I can not, in good conscience, claim that the men of Bangladesh doing ship-breaking jobs for minuscule pay are privileged.

It's dead simple. Just because men are in some ways unprivileged (in Bangladesh for instance) does not mean that there is no male privilege in Bangladesh.
 
And the prize for 'Most blatantly and obviously incorrect claim on the Internet' goes to:

One thing's for sure, there is no male privilege in Bangladesh.

I can not, in good conscience, claim that the men of Bangladesh doing ship-breaking jobs for minuscule pay are privileged.

You have an insane definition of "privilege" then. Next thing you'll tell me is that children who used to work in factories during the industrial revolution were "privileged children."

Remember that protocol for ship evacuation is "women and children first." If there was male privilege, women would be the last ones allowed on the lifeboats.

As this "response" bears no relation whatsoever to the post of mine that it quotes, it is very clear that you are not, in fact, engaged in a discussion, but rather a monologue.

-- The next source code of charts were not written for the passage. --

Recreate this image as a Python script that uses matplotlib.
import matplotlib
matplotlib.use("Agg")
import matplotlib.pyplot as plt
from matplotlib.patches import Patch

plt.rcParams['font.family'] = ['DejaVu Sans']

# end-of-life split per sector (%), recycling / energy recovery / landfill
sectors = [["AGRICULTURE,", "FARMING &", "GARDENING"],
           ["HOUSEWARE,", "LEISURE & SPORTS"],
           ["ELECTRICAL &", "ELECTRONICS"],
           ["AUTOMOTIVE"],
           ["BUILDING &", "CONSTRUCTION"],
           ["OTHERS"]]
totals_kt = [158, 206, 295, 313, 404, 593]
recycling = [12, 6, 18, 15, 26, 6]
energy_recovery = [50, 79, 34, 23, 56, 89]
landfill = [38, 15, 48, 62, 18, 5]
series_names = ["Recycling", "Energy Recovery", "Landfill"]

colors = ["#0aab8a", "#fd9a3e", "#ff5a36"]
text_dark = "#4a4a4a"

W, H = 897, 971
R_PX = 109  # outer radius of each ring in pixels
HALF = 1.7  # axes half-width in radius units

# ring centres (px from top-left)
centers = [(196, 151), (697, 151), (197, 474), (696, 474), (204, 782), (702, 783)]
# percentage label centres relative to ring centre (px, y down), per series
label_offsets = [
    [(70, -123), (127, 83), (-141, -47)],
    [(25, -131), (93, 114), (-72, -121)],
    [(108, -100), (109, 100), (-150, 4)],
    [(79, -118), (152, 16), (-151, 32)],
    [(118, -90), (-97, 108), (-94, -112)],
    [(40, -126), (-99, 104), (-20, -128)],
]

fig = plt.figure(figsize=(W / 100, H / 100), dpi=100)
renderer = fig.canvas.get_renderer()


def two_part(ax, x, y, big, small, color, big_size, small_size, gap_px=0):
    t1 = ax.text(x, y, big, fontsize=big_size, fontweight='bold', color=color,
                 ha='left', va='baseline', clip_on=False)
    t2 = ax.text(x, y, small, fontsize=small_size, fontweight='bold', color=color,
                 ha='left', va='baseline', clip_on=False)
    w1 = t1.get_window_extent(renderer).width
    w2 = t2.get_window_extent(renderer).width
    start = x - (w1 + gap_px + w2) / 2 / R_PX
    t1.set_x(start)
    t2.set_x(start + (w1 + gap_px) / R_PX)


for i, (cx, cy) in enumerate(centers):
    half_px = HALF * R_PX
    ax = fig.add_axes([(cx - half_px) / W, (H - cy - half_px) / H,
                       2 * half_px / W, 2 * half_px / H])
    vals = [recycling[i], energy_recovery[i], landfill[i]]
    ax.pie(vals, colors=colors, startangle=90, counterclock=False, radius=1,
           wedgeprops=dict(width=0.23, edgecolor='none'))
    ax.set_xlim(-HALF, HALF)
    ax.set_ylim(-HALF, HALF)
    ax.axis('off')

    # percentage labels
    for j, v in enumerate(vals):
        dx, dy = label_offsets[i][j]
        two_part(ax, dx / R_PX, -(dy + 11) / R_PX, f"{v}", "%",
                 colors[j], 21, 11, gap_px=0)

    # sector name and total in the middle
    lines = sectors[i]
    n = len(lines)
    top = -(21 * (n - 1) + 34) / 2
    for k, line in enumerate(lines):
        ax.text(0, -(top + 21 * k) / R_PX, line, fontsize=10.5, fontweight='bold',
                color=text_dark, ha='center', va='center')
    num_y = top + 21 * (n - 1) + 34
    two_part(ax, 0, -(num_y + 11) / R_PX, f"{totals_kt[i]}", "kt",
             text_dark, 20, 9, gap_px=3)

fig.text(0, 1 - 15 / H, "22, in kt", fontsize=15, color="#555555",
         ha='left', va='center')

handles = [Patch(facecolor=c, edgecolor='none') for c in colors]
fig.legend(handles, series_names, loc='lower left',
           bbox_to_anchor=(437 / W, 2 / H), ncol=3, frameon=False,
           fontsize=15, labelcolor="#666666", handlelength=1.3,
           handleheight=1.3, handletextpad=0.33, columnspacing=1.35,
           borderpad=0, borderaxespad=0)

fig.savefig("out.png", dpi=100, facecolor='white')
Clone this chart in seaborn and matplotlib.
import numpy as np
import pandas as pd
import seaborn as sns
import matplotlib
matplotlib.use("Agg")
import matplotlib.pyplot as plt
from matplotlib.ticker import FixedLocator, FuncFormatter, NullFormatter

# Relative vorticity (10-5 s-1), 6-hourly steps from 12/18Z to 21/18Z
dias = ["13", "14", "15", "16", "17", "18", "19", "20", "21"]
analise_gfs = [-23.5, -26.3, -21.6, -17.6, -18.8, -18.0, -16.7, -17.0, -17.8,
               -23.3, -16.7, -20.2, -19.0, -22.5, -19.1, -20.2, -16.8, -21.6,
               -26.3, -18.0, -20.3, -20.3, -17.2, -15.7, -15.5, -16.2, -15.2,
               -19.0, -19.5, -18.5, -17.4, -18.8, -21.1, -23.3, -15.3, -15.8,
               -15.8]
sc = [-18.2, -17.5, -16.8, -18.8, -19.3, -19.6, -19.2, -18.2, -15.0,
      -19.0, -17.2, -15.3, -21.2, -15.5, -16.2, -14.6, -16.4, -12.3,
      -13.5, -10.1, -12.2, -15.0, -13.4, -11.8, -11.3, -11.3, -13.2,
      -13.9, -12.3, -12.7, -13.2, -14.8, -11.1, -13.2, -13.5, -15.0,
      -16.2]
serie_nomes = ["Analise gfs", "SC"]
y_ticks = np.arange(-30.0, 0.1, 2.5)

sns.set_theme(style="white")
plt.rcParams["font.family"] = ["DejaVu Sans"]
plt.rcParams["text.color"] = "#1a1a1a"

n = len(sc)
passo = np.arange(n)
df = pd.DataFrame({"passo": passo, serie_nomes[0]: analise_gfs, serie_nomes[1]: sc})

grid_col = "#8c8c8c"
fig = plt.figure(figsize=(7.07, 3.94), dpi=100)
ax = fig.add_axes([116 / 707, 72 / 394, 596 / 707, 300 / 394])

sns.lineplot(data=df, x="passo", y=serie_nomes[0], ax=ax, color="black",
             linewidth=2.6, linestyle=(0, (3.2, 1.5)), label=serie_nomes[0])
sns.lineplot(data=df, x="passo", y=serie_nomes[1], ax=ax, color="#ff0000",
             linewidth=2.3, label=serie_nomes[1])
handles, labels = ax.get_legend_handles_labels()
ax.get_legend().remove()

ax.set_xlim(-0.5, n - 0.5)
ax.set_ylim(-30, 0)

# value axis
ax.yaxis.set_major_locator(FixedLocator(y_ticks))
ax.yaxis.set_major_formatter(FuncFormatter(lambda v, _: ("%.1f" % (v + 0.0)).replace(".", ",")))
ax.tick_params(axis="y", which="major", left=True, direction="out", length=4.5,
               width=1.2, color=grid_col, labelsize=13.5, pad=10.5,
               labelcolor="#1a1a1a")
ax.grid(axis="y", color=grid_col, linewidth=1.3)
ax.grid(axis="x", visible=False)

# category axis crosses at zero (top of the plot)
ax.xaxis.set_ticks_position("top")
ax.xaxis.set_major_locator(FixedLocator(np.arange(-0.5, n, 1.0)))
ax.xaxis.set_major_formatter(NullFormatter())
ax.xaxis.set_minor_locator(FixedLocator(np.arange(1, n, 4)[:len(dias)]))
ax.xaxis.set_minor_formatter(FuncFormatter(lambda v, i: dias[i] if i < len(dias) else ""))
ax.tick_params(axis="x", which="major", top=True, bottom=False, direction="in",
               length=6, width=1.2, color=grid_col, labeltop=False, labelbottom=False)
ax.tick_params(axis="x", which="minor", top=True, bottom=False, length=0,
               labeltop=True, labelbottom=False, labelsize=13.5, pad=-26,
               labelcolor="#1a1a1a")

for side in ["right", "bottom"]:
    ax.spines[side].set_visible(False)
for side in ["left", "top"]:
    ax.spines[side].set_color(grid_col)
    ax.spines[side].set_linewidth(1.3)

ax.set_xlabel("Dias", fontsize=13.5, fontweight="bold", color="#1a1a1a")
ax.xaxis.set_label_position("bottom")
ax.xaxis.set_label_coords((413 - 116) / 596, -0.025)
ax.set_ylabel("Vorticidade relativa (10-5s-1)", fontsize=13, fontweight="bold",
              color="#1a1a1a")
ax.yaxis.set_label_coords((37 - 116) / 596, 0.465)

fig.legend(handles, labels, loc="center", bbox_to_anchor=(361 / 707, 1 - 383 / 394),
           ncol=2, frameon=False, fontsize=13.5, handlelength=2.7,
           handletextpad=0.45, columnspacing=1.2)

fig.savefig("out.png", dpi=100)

That being the case, you require no further input from others, and I strongly recommend that all others respect your desire for monologue, and desist from responding further to your posts, as shall I.
 
FIFY

Black women have been doing shitty dirty backbreaking jobs in the US for centuries.

Even though that's a fair point, and a worthwhile distinction, what I initially said in that post still remains true, that men don't have a monopoly on privileges, that women have and have had privileges that men don't and didn't. Even black women were not, for example, routinely conscripted to go and shoot people and be shot at, for example, and dangerous doesn't come much more dangerous than that.
Which has absolutely nothing to do with "privilege": black women did not demand or ask for or propose to or construct society to avoid conscription. In fact, their denial of conscription for women was due to sexism.
 
Which has absolutely nothing to do with "privilege": black women did not demand or ask for or propose to or construct society to avoid conscription.

A privilege doesn't have to be asked for. I didn't request my white, straight, male, 'western' ones, I just got them by being born that way.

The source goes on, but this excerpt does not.